The researchers discovered the antibiotic from bacteria found on the African fungus-growing plant-ant Tetraponera penzigi. The new species of bacterium was named Streptomyces formicae, with the antibiotics being given the name formicamycins, after the Latin word formica, meaning ant.
Importantly the new antibiotic could be used to help fight MRSA and Vancomycin-Resistant Enterococci (VRE), two types of bacteria which are resistant to a number of common antibiotics. Anti-microbial resistance (AMR) is currently highlighted as one of the biggest threats to the global population. If not addressed properly, it’s estimated that by 2050, AMR infections will cause more deaths than cancer.
Prof Barrie Wilkinson from JIC said: “Our findings highlight the importance of searching as-yet under-explored environments, which, when combined with recent advances in genome sequencing and editing, enables the discovery of new species making natural product antibiotics which could prove invaluable in the fight against AMR.”
A large majority of antibiotics currently in use were discovered during the ‘golden age’ of antibiotics discovery , some 40-80 years ago. Now because of widespread misuse of antibiotics, disease-casusing bacteria and fungi have become resistant to one or more antibiotics.

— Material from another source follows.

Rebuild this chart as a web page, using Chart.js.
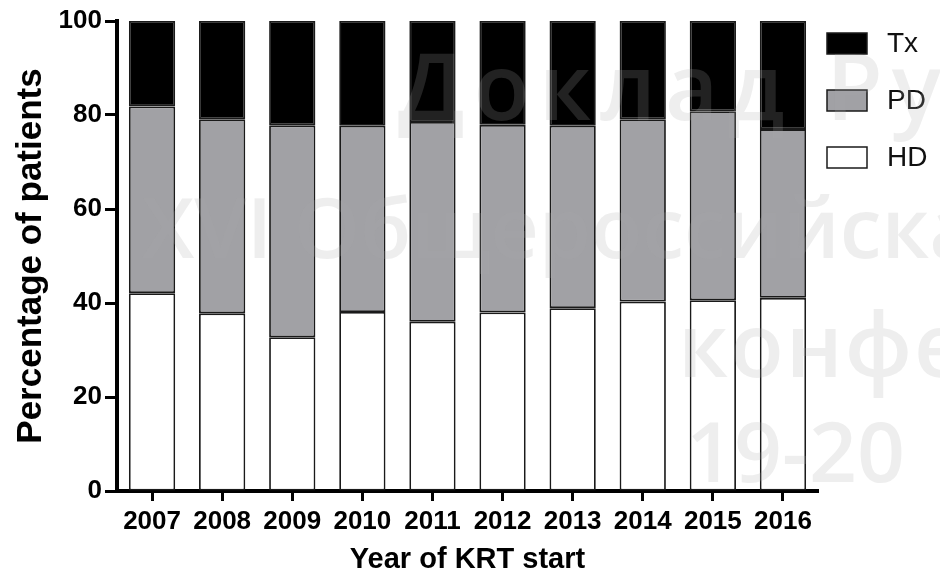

Prof Matt Hutchings from UEA said: “We have been exploring the chemical ecology of protective symbioses formed between antibiotic-producing bacteria and fungus-growing insects to better understand how these associations are formed and explore them as a new source of anti-infective drugs. Kenyan plant-ants live in symbiosis with thorny acacia trees. They live and breed in domatia – which are hollowed out structures which the plant evolved to house them – and grow fungus in them for food. In return, they protect the plants from large herbivores including elephants, which won’t eat plants covered in ants.”